Pheidole bicarinata may be the most widespread species in its genus in North America. I’d last seen them in the southwestern deserts. Here they are in central Illinois, scavenging a stink bug.
Sandy soils support a correspondingly different ant community, and I was fortunate to spend a few hours stalking the local myrmecofauna. Several species I’d never seen in Illinois before. Below are a few of the better captures from the afternoon.
The charming Aphaenogaster treatae can be recognized by the lobes at the base of the antennae.
Portrait of Formica dolosa.
Crematogaster lineolata carries a pupa to safety after the photographer so rudely disturbed her nest.
While Myrmica taxonomy generally gives me a headache, I’m reasonably confident this one is Myrmica spatulata. Please let me know if you have a better opinion, though.
The highlight of the afternoon was the vicious clouds of Apocephalus ant-decapitating flies that descended on a hapless colony of Camponotus chromaiodes nesting in a rotting log. This photo is just a teaser; I’ve got a full series on these to post later.
A species I’d never seen before, Temnothorax texanus, nesting in the sandy soil. An extra wide postpetiole is the taxonomic giveaway.

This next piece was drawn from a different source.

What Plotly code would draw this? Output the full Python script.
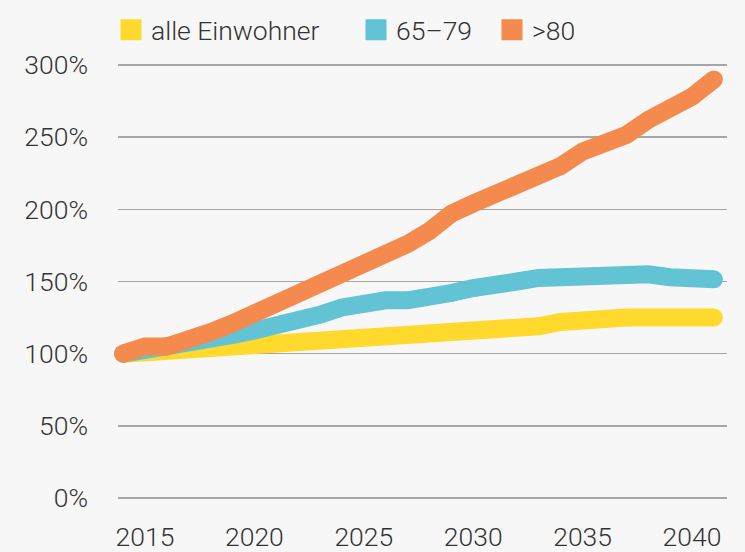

Of course, some species that appear everywhere don’t seem to care about the uniqueness of Sand Ridge. Here’s Monomorium minimum, which also nests in my front yard in Urbana.
Formica incerta gathering nectar from Queen Anne’s Lace.
Face to face with a microgyna-group Formica species. I admit this one has me stumped for an ID. I *think* it’s F. knighti, maybe. Would someone please revise this genus?
Another shot of the mystery Formica foraging on milkweed.
A nest of Lasius neoniger.
The more astute among you will recognize that this colorful animal is not a true ant but a velvet ant, Dasymutilla occidentalis. This shot was taken in the studio after I’d brought the animal indoors.
An oak tree stands still for a portrait.